TASK BRIEF: Transcribe all of the material exactly, except for its pictures.

DATA SEGMENT:
*-*-*
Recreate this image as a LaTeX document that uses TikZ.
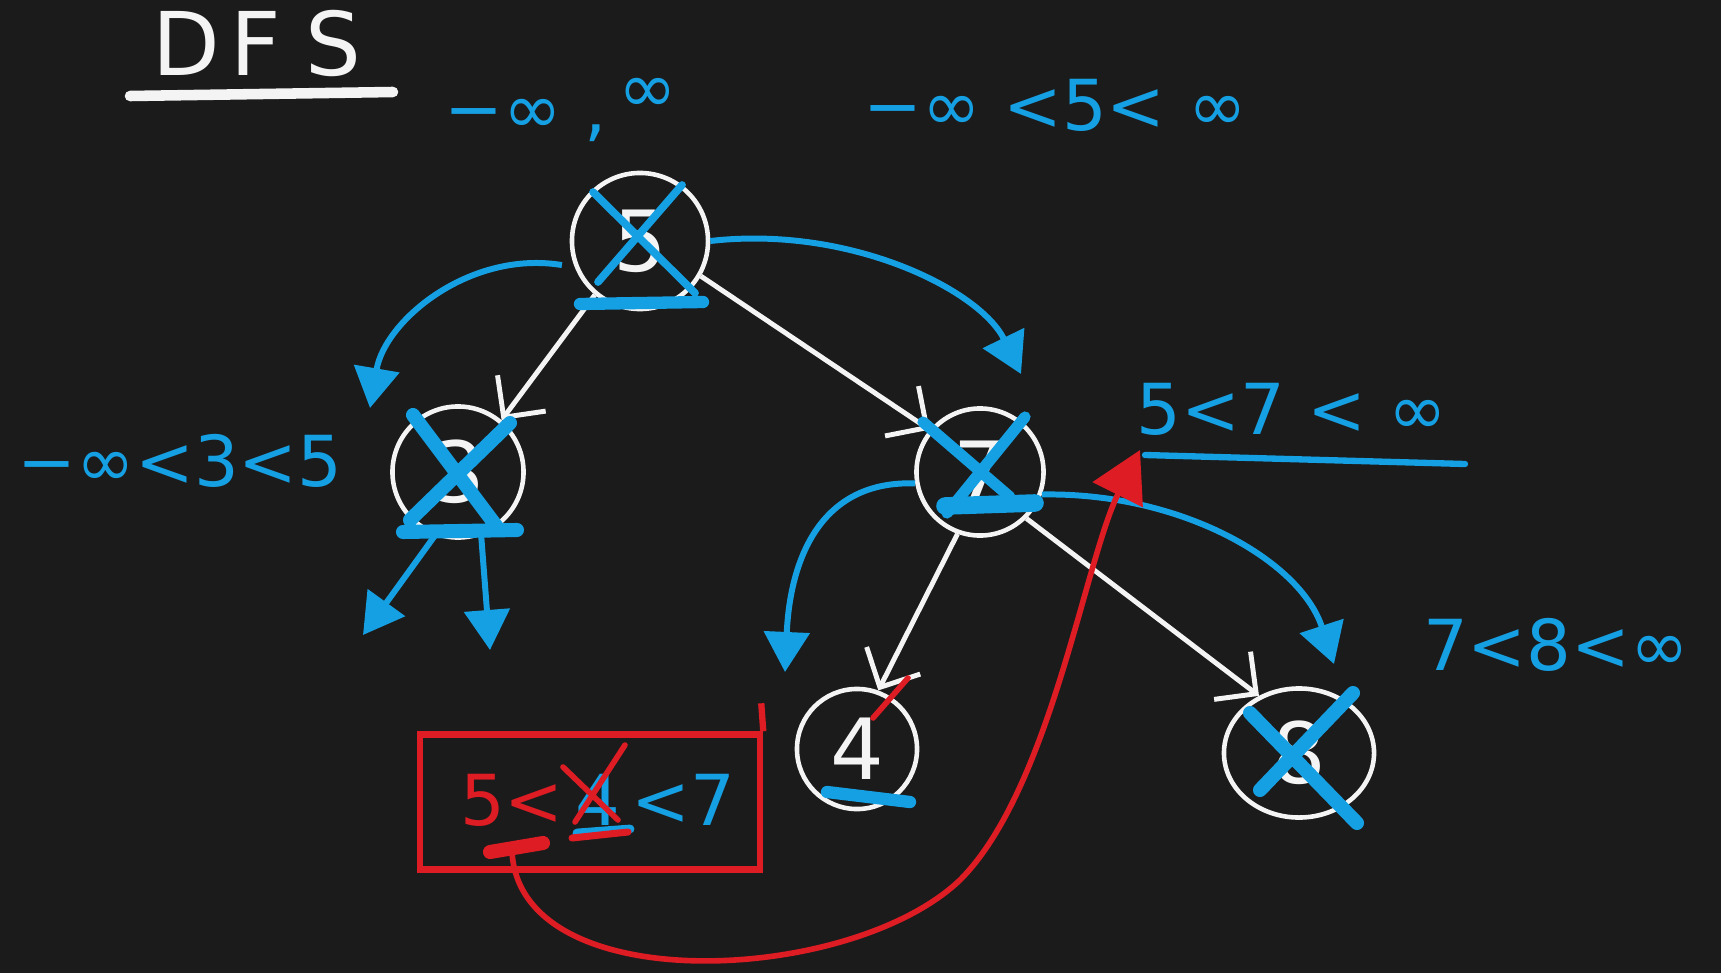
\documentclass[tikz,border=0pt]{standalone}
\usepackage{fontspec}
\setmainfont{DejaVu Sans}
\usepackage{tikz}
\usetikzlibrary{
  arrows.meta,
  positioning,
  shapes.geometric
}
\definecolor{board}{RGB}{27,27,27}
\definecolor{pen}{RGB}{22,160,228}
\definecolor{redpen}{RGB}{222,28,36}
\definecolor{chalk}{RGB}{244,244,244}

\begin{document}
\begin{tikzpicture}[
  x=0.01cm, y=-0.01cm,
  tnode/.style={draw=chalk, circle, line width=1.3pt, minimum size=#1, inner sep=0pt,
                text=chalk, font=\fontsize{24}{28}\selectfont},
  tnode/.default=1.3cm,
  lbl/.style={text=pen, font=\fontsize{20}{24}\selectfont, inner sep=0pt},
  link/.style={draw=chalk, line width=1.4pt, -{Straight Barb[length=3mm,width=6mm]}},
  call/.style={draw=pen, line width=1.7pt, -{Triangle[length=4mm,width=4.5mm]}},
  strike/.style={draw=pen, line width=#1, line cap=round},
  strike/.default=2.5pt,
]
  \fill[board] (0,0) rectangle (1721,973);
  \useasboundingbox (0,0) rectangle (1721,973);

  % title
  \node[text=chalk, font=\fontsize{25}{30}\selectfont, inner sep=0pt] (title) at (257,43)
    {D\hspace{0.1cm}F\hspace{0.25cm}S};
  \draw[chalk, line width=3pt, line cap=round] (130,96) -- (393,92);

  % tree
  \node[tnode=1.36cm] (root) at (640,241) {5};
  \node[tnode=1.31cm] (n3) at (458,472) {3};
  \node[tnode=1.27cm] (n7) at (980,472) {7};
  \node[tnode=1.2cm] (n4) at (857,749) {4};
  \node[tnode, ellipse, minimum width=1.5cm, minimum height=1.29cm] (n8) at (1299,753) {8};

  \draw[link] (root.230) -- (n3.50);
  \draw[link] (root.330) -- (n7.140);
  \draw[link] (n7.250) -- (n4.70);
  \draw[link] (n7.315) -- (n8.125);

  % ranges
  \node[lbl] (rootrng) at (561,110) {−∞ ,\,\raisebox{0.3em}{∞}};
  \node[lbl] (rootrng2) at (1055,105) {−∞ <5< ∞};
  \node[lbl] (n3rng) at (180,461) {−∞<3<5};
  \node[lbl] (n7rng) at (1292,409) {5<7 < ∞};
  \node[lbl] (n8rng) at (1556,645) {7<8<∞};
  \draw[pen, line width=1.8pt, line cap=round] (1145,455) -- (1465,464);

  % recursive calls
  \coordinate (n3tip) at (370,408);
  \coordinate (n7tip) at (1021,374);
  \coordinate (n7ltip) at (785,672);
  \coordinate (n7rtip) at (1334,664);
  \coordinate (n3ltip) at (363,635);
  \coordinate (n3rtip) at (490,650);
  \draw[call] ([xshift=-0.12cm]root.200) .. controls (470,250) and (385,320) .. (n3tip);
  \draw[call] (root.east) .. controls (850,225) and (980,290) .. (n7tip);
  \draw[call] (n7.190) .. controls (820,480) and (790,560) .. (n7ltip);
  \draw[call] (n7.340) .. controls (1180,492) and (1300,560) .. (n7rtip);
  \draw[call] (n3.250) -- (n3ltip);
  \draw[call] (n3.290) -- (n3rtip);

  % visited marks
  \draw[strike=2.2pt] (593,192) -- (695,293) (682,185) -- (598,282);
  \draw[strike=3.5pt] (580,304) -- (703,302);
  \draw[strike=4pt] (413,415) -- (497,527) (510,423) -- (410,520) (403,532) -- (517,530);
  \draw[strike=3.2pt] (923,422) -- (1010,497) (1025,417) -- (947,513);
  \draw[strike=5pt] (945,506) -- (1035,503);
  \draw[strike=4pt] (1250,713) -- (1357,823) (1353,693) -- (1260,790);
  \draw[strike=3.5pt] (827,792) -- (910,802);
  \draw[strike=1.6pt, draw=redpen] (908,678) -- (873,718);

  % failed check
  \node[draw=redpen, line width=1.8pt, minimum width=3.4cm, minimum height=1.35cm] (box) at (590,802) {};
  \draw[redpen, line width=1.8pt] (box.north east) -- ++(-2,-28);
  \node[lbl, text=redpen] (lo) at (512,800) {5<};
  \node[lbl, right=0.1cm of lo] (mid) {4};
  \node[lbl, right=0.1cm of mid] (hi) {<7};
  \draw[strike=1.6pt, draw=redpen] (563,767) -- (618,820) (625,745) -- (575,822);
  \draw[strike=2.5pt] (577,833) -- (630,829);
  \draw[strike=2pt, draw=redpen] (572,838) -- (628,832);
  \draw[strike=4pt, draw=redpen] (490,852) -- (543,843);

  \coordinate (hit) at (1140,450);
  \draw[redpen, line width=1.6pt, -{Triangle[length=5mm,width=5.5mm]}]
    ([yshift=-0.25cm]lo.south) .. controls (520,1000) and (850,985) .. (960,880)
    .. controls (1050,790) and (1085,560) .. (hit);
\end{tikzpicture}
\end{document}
*-*-*
SOLUTION FOR THIS EXERCISE:
Recreate this image as a LaTeX document that uses TikZ.
\documentclass[tikz,border=0pt]{standalone}
\usepackage{fontspec}
\setmainfont{DejaVu Sans}
\usepackage{tikz}
\usetikzlibrary{
  arrows.meta,
  positioning,
  shapes.geometric
}
\definecolor{board}{RGB}{27,27,27}
\definecolor{pen}{RGB}{22,160,228}
\definecolor{redpen}{RGB}{222,28,36}
\definecolor{chalk}{RGB}{244,244,244}

\begin{document}
\begin{tikzpicture}[
  x=0.01cm, y=-0.01cm,
  tnode/.style={draw=chalk, circle, line width=1.3pt, minimum size=#1, inner sep=0pt,
                text=chalk, font=\fontsize{24}{28}\selectfont},
  tnode/.default=1.3cm,
  lbl/.style={text=pen, font=\fontsize{20}{24}\selectfont, inner sep=0pt},
  link/.style={draw=chalk, line width=1.4pt, -{Straight Barb[length=3mm,width=6mm]}},
  call/.style={draw=pen, line width=1.7pt, -{Triangle[length=4mm,width=4.5mm]}},
  strike/.style={draw=pen, line width=#1, line cap=round},
  strike/.default=2.5pt,
]
  \fill[board] (0,0) rectangle (1721,973);
  \useasboundingbox (0,0) rectangle (1721,973);

  % title
  \node[text=chalk, font=\fontsize{25}{30}\selectfont, inner sep=0pt] (title) at (257,43)
    {D\hspace{0.1cm}F\hspace{0.25cm}S};
  \draw[chalk, line width=3pt, line cap=round] (130,96) -- (393,92);

  % tree
  \node[tnode=1.36cm] (root) at (640,241) {5};
  \node[tnode=1.31cm] (n3) at (458,472) {3};
  \node[tnode=1.27cm] (n7) at (980,472) {7};
  \node[tnode=1.2cm] (n4) at (857,749) {4};
  \node[tnode, ellipse, minimum width=1.5cm, minimum height=1.29cm] (n8) at (1299,753) {8};

  \draw[link] (root.230) -- (n3.50);
  \draw[link] (root.330) -- (n7.140);
  \draw[link] (n7.250) -- (n4.70);
  \draw[link] (n7.315) -- (n8.125);

  % ranges
  \node[lbl] (rootrng) at (561,110) {−∞ ,\,\raisebox{0.3em}{∞}};
  \node[lbl] (rootrng2) at (1055,105) {−∞ <5< ∞};
  \node[lbl] (n3rng) at (180,461) {−∞<3<5};
  \node[lbl] (n7rng) at (1292,409) {5<7 < ∞};
  \node[lbl] (n8rng) at (1556,645) {7<8<∞};
  \draw[pen, line width=1.8pt, line cap=round] (1145,455) -- (1465,464);

  % recursive calls
  \coordinate (n3tip) at (370,408);
  \coordinate (n7tip) at (1021,374);
  \coordinate (n7ltip) at (785,672);
  \coordinate (n7rtip) at (1334,664);
  \coordinate (n3ltip) at (363,635);
  \coordinate (n3rtip) at (490,650);
  \draw[call] ([xshift=-0.12cm]root.200) .. controls (470,250) and (385,320) .. (n3tip);
  \draw[call] (root.east) .. controls (850,225) and (980,290) .. (n7tip);
  \draw[call] (n7.190) .. controls (820,480) and (790,560) .. (n7ltip);
  \draw[call] (n7.340) .. controls (1180,492) and (1300,560) .. (n7rtip);
  \draw[call] (n3.250) -- (n3ltip);
  \draw[call] (n3.290) -- (n3rtip);

  % visited marks
  \draw[strike=2.2pt] (593,192) -- (695,293) (682,185) -- (598,282);
  \draw[strike=3.5pt] (580,304) -- (703,302);
  \draw[strike=4pt] (413,415) -- (497,527) (510,423) -- (410,520) (403,532) -- (517,530);
  \draw[strike=3.2pt] (923,422) -- (1010,497) (1025,417) -- (947,513);
  \draw[strike=5pt] (945,506) -- (1035,503);
  \draw[strike=4pt] (1250,713) -- (1357,823) (1353,693) -- (1260,790);
  \draw[strike=3.5pt] (827,792) -- (910,802);
  \draw[strike=1.6pt, draw=redpen] (908,678) -- (873,718);

  % failed check
  \node[draw=redpen, line width=1.8pt, minimum width=3.4cm, minimum height=1.35cm] (box) at (590,802) {};
  \draw[redpen, line width=1.8pt] (box.north east) -- ++(-2,-28);
  \node[lbl, text=redpen] (lo) at (512,800) {5<};
  \node[lbl, right=0.1cm of lo] (mid) {4};
  \node[lbl, right=0.1cm of mid] (hi) {<7};
  \draw[strike=1.6pt, draw=redpen] (563,767) -- (618,820) (625,745) -- (575,822);
  \draw[strike=2.5pt] (577,833) -- (630,829);
  \draw[strike=2pt, draw=redpen] (572,838) -- (628,832);
  \draw[strike=4pt, draw=redpen] (490,852) -- (543,843);

  \coordinate (hit) at (1140,450);
  \draw[redpen, line width=1.6pt, -{Triangle[length=5mm,width=5.5mm]}]
    ([yshift=-0.25cm]lo.south) .. controls (520,1000) and (850,985) .. (960,880)
    .. controls (1050,790) and (1085,560) .. (hit);
\end{tikzpicture}
\end{document}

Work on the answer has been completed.